I have spent the last 15 years ministering in Northern New Jersey the last 13 of which have been in the suburbs. I have seen that the life characterized in films such as the one I recently saw is a fiction with little connection to the lives people actually lead. It communicates this lie: the place where you live gives your life meaning. It is a lie because where you live matters less than who you are living with. It is the relationships we have with God and others that give our lives true meaning. Those who walk with Jesus find meaning and purpose in their lives no matter where they might live. Certainly the life I see today going on in the suburbs in which I have lived in is not empty. If anything our lives might in fact be too full.

A Meaningful Life

This leads me to discuss another lie of our culture: a full life is a meaningful one.

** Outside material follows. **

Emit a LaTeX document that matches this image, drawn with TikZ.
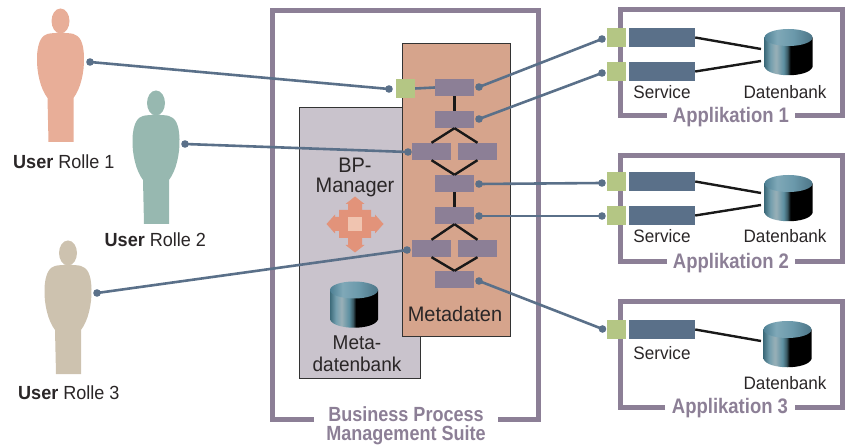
\documentclass[tikz,border=0pt]{standalone}
\usepackage{fontspec}
\setmainfont{Liberation Sans}[FakeStretch=0.95]
\newfontfamily\ttlfont{Liberation Sans}[FakeStretch=0.88]
\definecolor{frameC}{HTML}{8C7F96}
\definecolor{lineC}{HTML}{5A7089}
\definecolor{boxC}{HTML}{8C7F96}
\definecolor{svcC}{HTML}{5A7089}
\definecolor{greenC}{HTML}{B4C684}
\definecolor{metaC}{HTML}{D6A48C}
\definecolor{bpC}{HTML}{C9C3CC}
\definecolor{arrC}{HTML}{E2937A}
\definecolor{arrL}{HTML}{F0C4B0}
\definecolor{txtC}{HTML}{2A2627}
\definecolor{personA}{HTML}{E8AE98}
\definecolor{personB}{HTML}{97B8B0}
\definecolor{personC}{HTML}{CDC2AF}
\pgfdeclarehorizontalshading{dbbody}{100bp}{rgb(0bp)=(0.24,0.42,0.48);rgb(25bp)=(0.24,0.42,0.48);rgb(31bp)=(0.45,0.62,0.68);rgb(37bp)=(0.60,0.69,0.72);rgb(45bp)=(0.36,0.56,0.63);rgb(49bp)=(0.22,0.34,0.38);rgb(52bp)=(0,0,0);rgb(100bp)=(0,0,0)}
\pgfdeclarehorizontalshading{dbtop}{100bp}{rgb(0bp)=(0.30,0.50,0.58);rgb(25bp)=(0.30,0.50,0.58);rgb(38bp)=(0.50,0.66,0.72);rgb(55bp)=(0.42,0.60,0.67);rgb(75bp)=(0.30,0.46,0.53);rgb(100bp)=(0.30,0.46,0.53)}
\tikzset{
  x=1pt,y=-1pt,
  frameline/.style={draw=frameC,line width=5pt,line cap=butt,line join=miter},
  conn/.style={draw=lineC,line width=2.6pt},
  link/.style={draw=black!90,line width=2.4pt},
  dotn/.style={circle,fill=lineC,inner sep=0pt,minimum size=7.6pt},
  mbox/.style={fill=boxC,inner sep=0pt,minimum width=39pt,minimum height=17pt},
  svc/.style={fill=svcC,inner sep=0pt,minimum width=66pt,minimum height=19pt},
  gsq/.style={fill=greenC,inner sep=0pt,minimum size=19pt},
  lbl/.style={text=txtC,font=\fontsize{18}{18}\selectfont,inner sep=0pt},
  lblu/.style={text=txtC,font=\fontsize{19}{19}\selectfont,inner sep=0pt,anchor=west},
  lblb/.style={text=txtC,font=\fontsize{21}{21}\selectfont,inner sep=0pt},
  ttl/.style={text=frameC,font=\ttlfont\fontsize{21}{20}\selectfont\bfseries,inner sep=0pt},
  personshape/.pic={
    \fill[pic actions] (0,-121) ellipse[x radius=9,y radius=12.5];
    \fill[pic actions] (-13,-108) .. controls (-18,-107) and (-23,-101) .. (-23.5,-85)
      .. controls (-24,-70) and (-20,-53) .. (-13,-44)
      -- (-12,0) -- (13,0) -- (13,-44)
      .. controls (20,-53) and (24,-70) .. (23.5,-85)
      .. controls (23,-101) and (19,-106) .. (13,-108)
      .. controls (8,-109.5) and (-8,-109.5) .. (-13,-108) -- cycle;
  },
  dbcyl/.pic={
    \shade[shading=dbbody] (-24,-14.5) -- (-24,15) .. controls (-20,26) and (20,26) .. (24,15) -- (24,-14.5) -- cycle;
    \shade[shading=dbtop] (0,-14.5) ellipse[x radius=24,y radius=8.5];
  }
}
\begin{document}
\begin{tikzpicture}
\useasboundingbox (0,0) rectangle (846,446);
% persons
\pic[fill=personA] at (60.5,142) {personshape};
\pic[fill=personB] at (156,224) {personshape};
\pic[fill=personC] at (68,374) {personshape};
% frames
\draw[frameline] (314,419) -- (272.5,419) -- (272.5,10.5) -- (538,10.5) -- (538,419) -- (498,419);
\draw[frameline] (667,115.5) -- (620,115.5) -- (620,10) -- (842.5,10) -- (842.5,115.5) -- (795,115.5);
\draw[frameline] (667,261.5) -- (620,261.5) -- (620,155.5) -- (842.5,155.5) -- (842.5,261.5) -- (795,261.5);
\draw[frameline] (665,407) -- (620,407) -- (620,301.5) -- (842.5,301.5) -- (842.5,407) -- (795,407);
% panels
\filldraw[fill=bpC,draw=black!80,line width=0.9pt] (299,107) rectangle (420,378);
\filldraw[fill=metaC,draw=black!80,line width=0.9pt] (402,43) rectangle (510,336);
% boxes
\node[mbox] (m1) at (454.5,87.5) {};
\node[mbox] (m2) at (454.5,119.5) {};
\node[mbox] (m3l) at (431.5,151.5) {};
\node[mbox] (m3r) at (477.5,151.5) {};
\node[mbox] (m4) at (454.5,183.5) {};
\node[mbox] (m5) at (454.5,215.5) {};
\node[mbox] (m6l) at (431.5,248.5) {};
\node[mbox] (m6r) at (477.5,248.5) {};
\node[mbox] (m7) at (454.5,279.5) {};
\draw[link] (m1) -- (m2);
\draw[link] (m2.south) -- (m3l.north);
\draw[link] (m2.south) -- (m3r.north);
\draw[link] (m3l.south) -- (m4.north);
\draw[link] (m3r.south) -- (m4.north);
\draw[link] (m4) -- (m5);
\draw[link] (m5.south) -- (m6l.north);
\draw[link] (m5.south) -- (m6r.north);
\draw[link] (m6l.south) -- (m7.north);
\draw[link] (m6r.south) -- (m7.north);
% arrow cross
\fill[arrC] (339,210) -- (348,210) -- (348,204) -- (345.5,204) -- (355,196.5) -- (364.5,204) -- (362,204) -- (362,210) -- (371,210)
 -- (371,217) -- (375,217) -- (375,214.5) -- (383.5,224) -- (375,233.5) -- (375,231) -- (371,231) -- (371,238) -- (362,238)
 -- (362,245) -- (364.5,245) -- (355,252.5) -- (345.5,245) -- (348,245) -- (348,238) -- (339,238) -- (339,231) -- (335,231)
 -- (335,233.5) -- (326.5,224) -- (335,214.5) -- (335,217) -- (339,217) -- cycle;
\fill[arrL] (348,217) rectangle (362,231);
% databases
\pic at (354,304.5) {dbcyl};
\pic at (788.5,52) {dbcyl};
\pic at (788.5,198) {dbcyl};
\pic at (787.5,344) {dbcyl};
% services
\node[svc] (s1a) at (662,37.5) {};
\node[svc] (s1b) at (662,71.5) {};
\node[svc] (s2a) at (662,181.5) {};
\node[svc] (s2b) at (662,215.5) {};
\node[svc] (s3) at (662,329.5) {};
\coordinate (db1a) at (761,49);
\coordinate (db1b) at (761,61);
\coordinate (db2a) at (761,193);
\coordinate (db2b) at (761,205);
\coordinate (db3a) at (761,341);
\draw[link] (s1a.east) -- (db1a);
\draw[link] (s1b.east) -- (db1b);
\draw[link] (s2a.east) -- (db2a);
\draw[link] (s2b.east) -- (db2b);
\draw[link] (s3.east) -- (db3a);
% connector dots
\node[dotn] (u1) at (90,62) {};
\node[dotn] (u2) at (185,144) {};
\node[dotn] (u3) at (97,293) {};
\node[dotn] (g0d) at (389,89) {};
\node[dotn] (m3d) at (408,152) {};
\node[dotn] (m6d) at (407,250) {};
\node[dotn] (m1d) at (479,87) {};
\node[dotn] (m2d) at (479,119) {};
\node[dotn] (m4d) at (479,184) {};
\node[dotn] (m5d) at (479,216) {};
\node[dotn] (m7d) at (479,281) {};
\node[dotn] (a1d) at (602,39) {};
\node[dotn] (a2d) at (602,73) {};
\node[dotn] (a3d) at (602,183) {};
\node[dotn] (a4d) at (602,216) {};
\node[dotn] (a5d) at (602.5,329) {};
\draw[conn] (u1.center) -- (g0d.center);
\draw[conn] (u2.center) -- (m3d.center);
\draw[conn] (u3.center) -- (m6d.center);
\draw[conn] (m1d.center) -- (a1d.center);
\draw[conn] (m2d.center) -- (a2d.center);
\draw[conn] (m4d.center) -- (a3d.center);
\draw[conn] (m5d.center) -- (a4d.center);
\draw[conn] (m7d.center) -- (a5d.center);
% green squares
\node[gsq] (g0) at (405.5,88.5) {};
\draw[conn] (g0.east) -- (m1.west);
\node[gsq] (g1) at (616.5,37.5) {};
\node[gsq] (g2) at (616.5,71.5) {};
\node[gsq] (g3) at (616.5,181.5) {};
\node[gsq] (g4) at (616.5,215.5) {};
\node[gsq] (g5) at (616.5,329.5) {};
% labels
\node[lblu] (t1) at (13,162) {\textbf{User} Rolle 1};
\node[lblu] (t2) at (104.5,240) {\textbf{User} Rolle 2};
\node[lblu] (t3) at (18,393) {\textbf{User} Rolle 3};
\node[lblb] (t4) at (355,165) {BP-};
\node[lblb] (t5) at (355,187) {Manager};
\node[lblb,font=\fontsize{20}{20}\selectfont] (t6) at (357,343) {Meta-};
\node[lblb,font=\fontsize{20}{20}\selectfont] (t7) at (357,364) {datenbank};
\node[lblb] (t8) at (455,314) {Metadaten};
\node[lbl] (s1t) at (662,92) {Service};
\node[lbl] (d1t) at (785,92) {Datenbank};
\node[lbl] (s2t) at (662,236) {Service};
\node[lbl] (d2t) at (785,236) {Datenbank};
\node[lbl] (s3t) at (662,353) {Service};
\node[lbl] (d3t) at (785,383.5) {Datenbank};
\node[ttl] (a1) at (731,117) {Applikation 1};
\node[ttl] (a2) at (731,263) {Applikation 2};
\node[ttl] (a3) at (730,408.5) {Applikation 3};
\node[ttl,align=center,font=\ttlfont\fontsize{20.5}{19}\selectfont\bfseries] (b1) at (406,426) {Business Process\\Management Suite};
\end{tikzpicture}
\end{document}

Don’t we say upon a person’s death as a compliment that they “lived a full life”? Life and God’s Word teach us something different; an empty life or a full life is not the point. The point is revealed in the question “what are we actually filling our lives with”? A life filled with real people and real prayer will have more meaning than a life filled with random stuff. According to the Word of God contained in the Bible the place where life happens is not particularly important. How life is lived in that place is what will really matter. How that life will be lived will depend upon who or what we are filling our lives with.

Early Spring Cleaning


When St. Paul wrote to those Christians long ago in his letter to the Ephesians he advocated that we fill our lives with Jesus Christ and those who gather around him He argues powerfully in chapter 4 quoted above that when we do we will find purpose, peace, and solid ground to stand our lives upon. By remaining centered in Jesus Christ we will grow to learn who or what is best to fill our lives with. This coming month we will begin the season of Lent where we get back to what is essential about our faith. It is a perfect time to clean out our spiritual attics and garages of the random stuff that crowds out what is truly necessary to live a life of meaning. It is an opportunity to relearn the basic message of our faith. It is a time to meet Jesus once again and fill our lives with activities guided by God’s spirit. We have a chance to live a life of meaning if we so desire to fill our lives the grace bestowed upon us by his son our Lord Jesus. The message of the Gospel is that there is more than enough grace for all because of what was done at the cross.